The Transportation Research Board’s annual meeting is underway here in D.C., with thousands of transportation experts gathering to hear presentations and participate in sessions exploring technical and policy issues. One blogger overheard talk of a drafting process going on within the new Administration from a top DOT official. I hope this is a real sign of progress, given that the unacceptable status quo law has been in place far too long.
How long, you ask? One could argue that it’s been in place since 1956, the year the Interstate System of highways was launched by Congress and the Eisenhower Administration. That law was dubbed the “National Interstate and Defense Highways Act,” and helped launch an era of economic growth and prosperity in the U.S. But the more precise answer is that it’s been in place since 2005, when the Safe, Affordable, Flexible, Efficient Transportation Equity Act – A Legacy for Users (SAFETEA-LU), was enacted. This was the latest in a series of multi-year transportation authorizations that built on the architecture of the 1956 law.
The end result is a teetering mass of more than 100 programs lacking a clear overarching set of objectives. But that may not be the worst of it. The latest law was signed into law just days after a huge energy bill. And then two years later, a new energy bill was passed. And now, less than three years later, we are debating another energy bill.

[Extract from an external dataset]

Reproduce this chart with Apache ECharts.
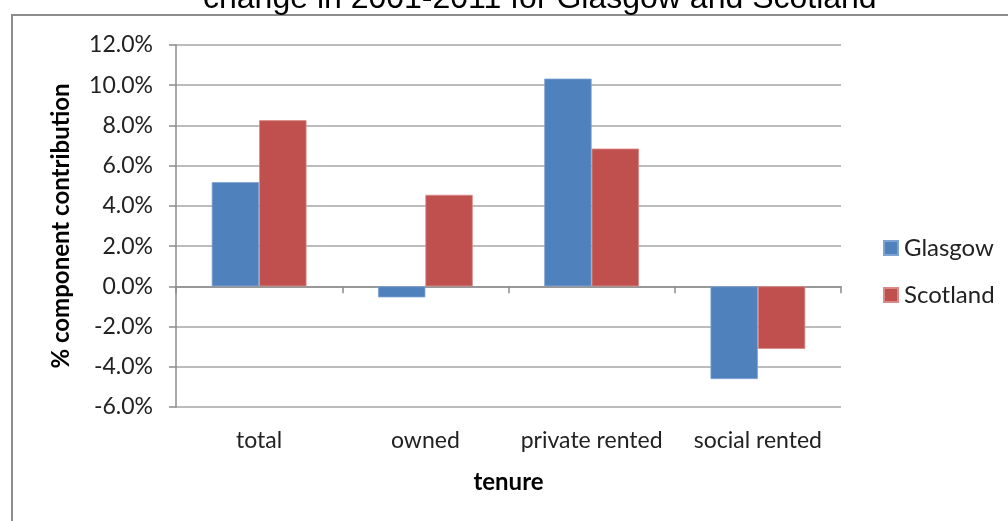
<!DOCTYPE html>
<html>
<head>
<meta charset="utf-8">
<style>
  html, body { margin: 0; padding: 0; background: #fff; }
  #chart { width: 1008px; height: 521px; }
</style>
<script src="https://cdn.jsdelivr.net/npm/echarts@6/dist/echarts.min.js"></script>
</head>
<body>
<div id="chart"></div>
<script>
// Tenure categories and component contribution (%) to household change, 2001-2011
const categories = ['total', 'owned', 'private rented', 'social rented'];
const glasgow = [5.18, -0.55, 10.33, -4.61];
const scotland = [8.26, 4.55, 6.85, -3.11];
const seriesNames = ['Glasgow', 'Scotland'];
const titleText = 'change in 2001-2011 for Glasgow and Scotland';

const axisFont = 'Lato, "Open Sans", sans-serif';
const chart = echarts.init(document.getElementById('chart'), null, { renderer: 'canvas' });

chart.setOption({
  animation: false,
  backgroundColor: '#ffffff',
  graphic: [
    {
      // outer chart frame (left and top edges visible)
      type: 'rect',
      shape: { x: 12, y: 15, width: 1100, height: 600 },
      style: { fill: 'none', stroke: '#8c8c8c', lineWidth: 2 },
      silent: true
    },
    {
      type: 'text',
      left: 203,
      top: -17,
      style: {
        text: titleText,
        font: '32px "Liberation Sans", Arial, sans-serif',
        fill: '#000'
      },
      z: 10
    }
  ],
  legend: {
    orient: 'vertical',
    left: 883,
    top: 236,
    padding: 0,
    itemWidth: 14,
    itemHeight: 14,
    itemGap: 23,
    icon: 'rect',
    textStyle: { fontFamily: axisFont, fontSize: 24, color: '#222', padding: [0, 0, 0, 1] },
    data: seriesNames
  },
  grid: { left: 176, right: 167, top: 45, bottom: 114, containLabel: false },
  xAxis: [
    {
      // axis line through zero with boundary ticks
      type: 'category',
      data: categories,
      axisLine: { onZero: true, lineStyle: { color: '#8c8c8c', width: 1.5 } },
      axisTick: { show: true, length: 7, lineStyle: { color: '#8c8c8c', width: 1.5 } },
      axisLabel: { show: false },
      splitLine: { show: false }
    },
    {
      // category labels along the bottom of the plot
      type: 'category',
      data: categories,
      position: 'bottom',
      axisLine: { show: false, onZero: false },
      axisTick: { show: false },
      axisLabel: { interval: 0, fontFamily: axisFont, fontSize: 23, color: '#222', margin: 22 },
      name: 'tenure',
      nameLocation: 'middle',
      nameGap: 63,
      nameTextStyle: { fontFamily: axisFont, fontSize: 24, fontWeight: 'bold', color: '#000' }
    }
  ],
  yAxis: {
    type: 'value',
    min: -6,
    max: 12,
    interval: 2,
    axisLine: { show: true, lineStyle: { color: '#8c8c8c', width: 1.5 } },
    axisTick: { show: true, length: 7, lineStyle: { color: '#8c8c8c', width: 1.5 } },
    splitLine: { show: true, lineStyle: { color: '#a6a6a6', width: 1.5 } },
    axisLabel: {
      fontFamily: axisFont,
      fontSize: 23,
      color: '#222',
      margin: 23,
      formatter: v => v.toFixed(1) + '%'
    },
    name: '% component contribution',
    nameLocation: 'middle',
    nameGap: 103,
    nameTextStyle: { fontFamily: axisFont, fontSize: 24, fontWeight: 'bold', color: '#000' }
  },
  series: [
    {
      name: seriesNames[0],
      type: 'bar',
      xAxisIndex: 0,
      data: glasgow,
      barGap: '0%',
      barCategoryGap: '43%',
      itemStyle: { color: '#4f81bd', borderColor: '#7fa3d3', borderWidth: 0.8 }
    },
    {
      name: seriesNames[1],
      type: 'bar',
      xAxisIndex: 0,
      data: scotland,
      barGap: '0%',
      barCategoryGap: '43%',
      itemStyle: { color: '#c0504d', borderColor: '#d88a88', borderWidth: 0.8 }
    }
  ]
});
</script>
</body>
</html>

This legislative activity since the turn of the millennium is partly aimed at tackling what President Bush called our “addiction to oil” in his 2006 State of the Union, and rightly so.
What drives that addiction? Transportation is responsible for the lion’s share of our oil consumption and is almost entirely dependent on oil-derived liquid fuels. So it’s logical to assume that policymakers would be intent on aligning our transportation policy with our national policy goal of energy independence (or as some prefer to call it, energy security).
Think again. Saving oil is not a goal of our national transportation policy, putting it potentially at odds with energy policy. That’s unacceptable, since both environmental quality and our nation’s security is at risk (for more details, click here, here and/or here for a newer, thought-provoking analysis co-authored by Amy Jaffe of Rice University).
That’s why I’ve joined a rather unusual group to push anew for choices for consumers. I’ve collaborated with some of these advocates and experts before, pushing for more vehicle choices at dealerships and more fuel prices at the pump. Now, with the transportation law up for renewal, is the time to boost investments in more mobility choices.
The principles that underpin our platform are: 1) Alignment of price signals to consumers closer to a full and transparent reflection of costs; 2) End federal bias for any particular transportation mode by basing investments on performance criteria and allocating costs based on use; 3) Push responsibility down to the metropolitan level; and 4) Aggressively deploy technology to improve operations in each transportation mode.
From these principles, we derive a ten-point plan for federal transportation policy:
1) Ensure the price of fuel better reflects oil’s security impact;
2) Deploy “HOT” lanes and congestion pricing;
3) Allocate transit dollars to optimize oil savings;
4) Increase insurance choice;
5) Provide transit vouchers for low-income households;
6) Make telecommuting more frequent and widespread;
7) Return gas tax revenue to areas with the most traffic and oil savings potential;
8) Liberalize local land-development rules;
9) Deploy smart traffic management; and
10) Deploy electric rail if justified by cost efficiency and oil displacement potential.